On the other hand, the passage of the bill would create an equal, if not a stronger tendency
in the opposite direction, causing banks which now remit at par to adopt the practice of charging
exchange and to become nonpar banks, with a resulting increase of expense to banks and business
generally and an increase in the circuitous routing of checks.
The charge that the ruling was designed to promote the spread of branch banking is fully
answered in the minority report of the House Banking and Currency Committee which reads in part
as follows:
“ It is hard to see how branch banking has much to do with the charging of exchange,
the absorption of exchange, or with this bill, particularly when it appears from the testi­
mony that some of the leading proponents are themselves branch bankers. In North Car­
olina alone there are 35 nonpar banks operating branches and there are 195 of such banks
altogether. Compare this with the par States of Kansas and Colorado where there are no
branches. Two hundred and four other nonpar banks are a part of a group or chain banking
system. Sixty-five of these are in the State of Minnesota which is one of the nonpar areas.
“ The idea that the extension of branch banking is involved is based on the assumption
that nonpar banks cannot live if they are deprived of exchange charges. The record simply
does not support this claim assuming even that the 2,500 banks in question will find it neces­
sary to discontinue entirely charging exchange.”

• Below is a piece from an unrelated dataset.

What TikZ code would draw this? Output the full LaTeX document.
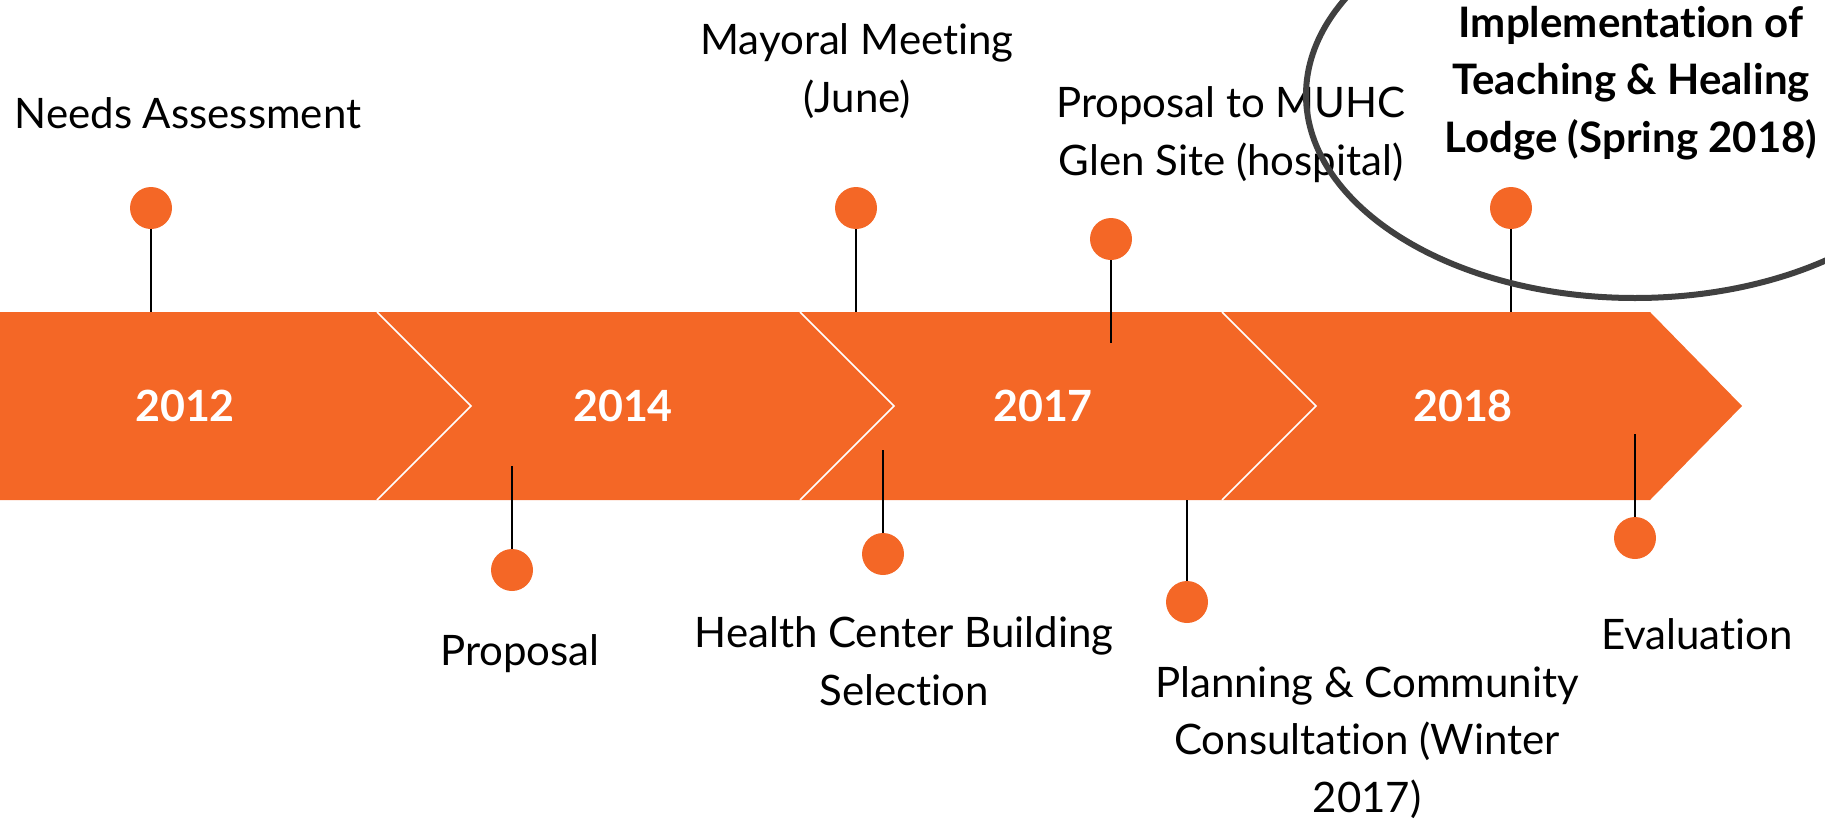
\documentclass[tikz,border=0pt]{standalone}
\usepackage{fontspec}
\setmainfont{Lato}[Ligatures={NoCommon}]
\newcommand\brk{\kern0pt{}}
\definecolor{tlorange}{RGB}{244,103,38}
\definecolor{ringgray}{RGB}{64,64,64}
\begin{document}
\begin{tikzpicture}[x=1pt,y=-1pt,
  evt/.style={font=\fontsize{42}{57.5}\selectfont, align=center, anchor=base, inner sep=0pt},
  evtb/.style={font=\fontsize{42}{57.5}\selectfont\bfseries, align=center, anchor=base, inner sep=0pt},
  yr/.style={font=\fontsize{43}{50}\selectfont\bfseries, text=white, anchor=base, inner sep=0pt},
  dot/.style={circle, fill=tlorange, minimum size=42pt, inner sep=0pt},
  stem/.style={line width=1.5pt, black},
  sep/.style={white, line width=1.5pt}]
\useasboundingbox (0,0) rectangle (1825,819);
\begin{scope}
\clip (0,0) rectangle (1825,819);
% arrow bar
\fill[tlorange] (0,312) -- (1650,312) -- (1742,406) -- (1650,500) -- (0,500) -- cycle;
\draw[sep] (377,312) -- (471,406) -- (377,500);
\draw[sep] (800,312) -- (894,406) -- (800,500);
\draw[sep] (1222,312) -- (1316,406) -- (1222,500);
% years
\node[yr] (y2012) at (185,421) {2012};
\node[yr] (y2014) at (623,421) {2014};
\node[yr] (y2017) at (1043,421) {2017};
\node[yr] (y2018) at (1463,421) {2018};
% stem ends
\coordinate (c1) at (151,312);
\coordinate (c2) at (512,466);
\coordinate (c3) at (856,312);
\coordinate (c4) at (883,450);
\coordinate (c5) at (1111,343);
\coordinate (c6) at (1187,500);
\coordinate (c7) at (1511,312);
\coordinate (c8) at (1635,434);
% dots
\node[dot] (d1) at (151,208) {};
\node[dot] (d2) at (512,570) {};
\node[dot] (d3) at (856,208) {};
\node[dot] (d4) at (883,554) {};
\node[dot] (d5) at (1111,239) {};
\node[dot] (d6) at (1187,602) {};
\node[dot] (d7) at (1511,208) {};
\node[dot] (d8) at (1635,538) {};
\foreach \i in {1,...,8} {\draw[stem] (d\i) -- (c\i);}
% labels
\node[evt] (tNeeds) at (188,128) {Needs Assessment};
\node[evt] (tMayor) at (857,112) {Mayoral Meet\brk ing\\(June)};
\node[evt] (tMuhc) at (1231,175) {Proposal to MUHC\\Glen Site (hospital)};
\node[evtb] (tImpl) at (1631,152) {Implementat\brk ion of\\Teaching \& Healing\\Lodge (Spring 2018)};
\node[evt] (tProp) at (520,665) {Proposal};
\node[evt] (tHealth) at (904,705) {Health Center Building\\Select\brk ion};
\node[evt] (tPlan) at (1367,812) {Planning \& Community\\Consultat\brk ion (Winter\\2017)};
\node[evt] (tEval) at (1697,649) {Evaluat\brk ion};
% highlight ring
\draw[ringgray, line width=6pt] (1635,95) ellipse [x radius=329pt, y radius=203pt];
\end{scope}
\end{tikzpicture}
\end{document}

We share the view expressed in the minority report that nonpar banks can survive without the
revenue derived from exchange charges.,The claim to the contrary is untenable and is not supported
by the figures which were submitted to the House Banking and Currency Committee. The tabulation
provides a basis for comparing the operations of nonpar banks with those of par banks of about the
same size. It shows that the average earnings of nonpar banks are slightly higher than those of par
banks of similar size, but in addition, it shows that the small par banks uniformly keep a greater pro­
portion of their deposits invested in loans and Government securities than do nonpar banks; that the
par banks uniformly keep a smaller proportion of their deposits in cash resources than do nonpar
banks; that the par banks, except the extremely few with deposits under $100,000, obtain a higher
proportion of their income from service charges than do nonpar banks, and that the par banks pay
out less interest on their time deposits than do nonpar banks. In short, the evidence is overwhelming
that nonpar banks could dispense with exchange charges and still continue to operate if they would
adopt policies and practices similar to those being followed by the small par banks.

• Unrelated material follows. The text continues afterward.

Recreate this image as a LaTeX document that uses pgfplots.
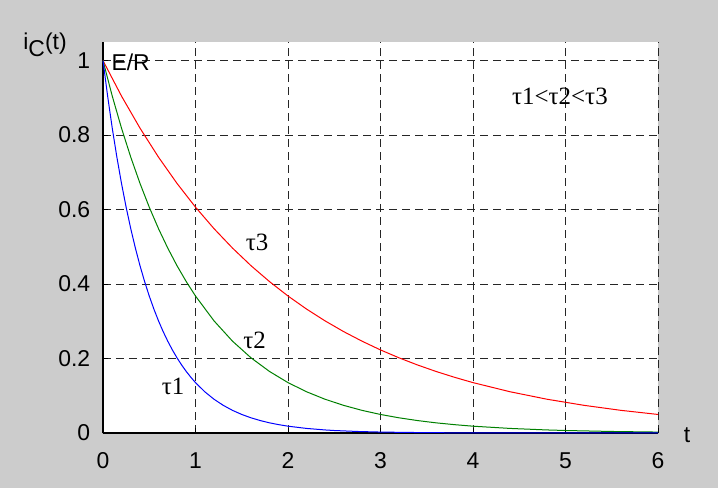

As to the charge that the ruling was designed to bring about the destruction of the dual system
of banking, it should be sufficient to call attention to the fact that the Federal Reserve System is
based on the dual system. Of its 6,700 member banks, 1,700 are state banks. While the effectiveness
of the System is dependent upon its membership, the membership of state banks is entirely volun­
tary. All member banks are required by law to remit at par in payment of checks presented to them
by Federal Reserve banks. There are at the present time 4,800 par-remitting nonmember banks, and
2,500 nonpar nonmember banks. The September ruling of the Board in no way requires any bank in
either group to join the System.
From the foregoing analysis it would appear that the injection of these charges into the discus­
sions only beclouds the real issues and confuses the thinking about them.
The principles involved in this whole matter are so clear and are of such importance to the
bankers of this district, I feel that it is proper to advise them that we are unalterably opposed to the
passage of the proposed legislation and to give them our reasons for opposing it.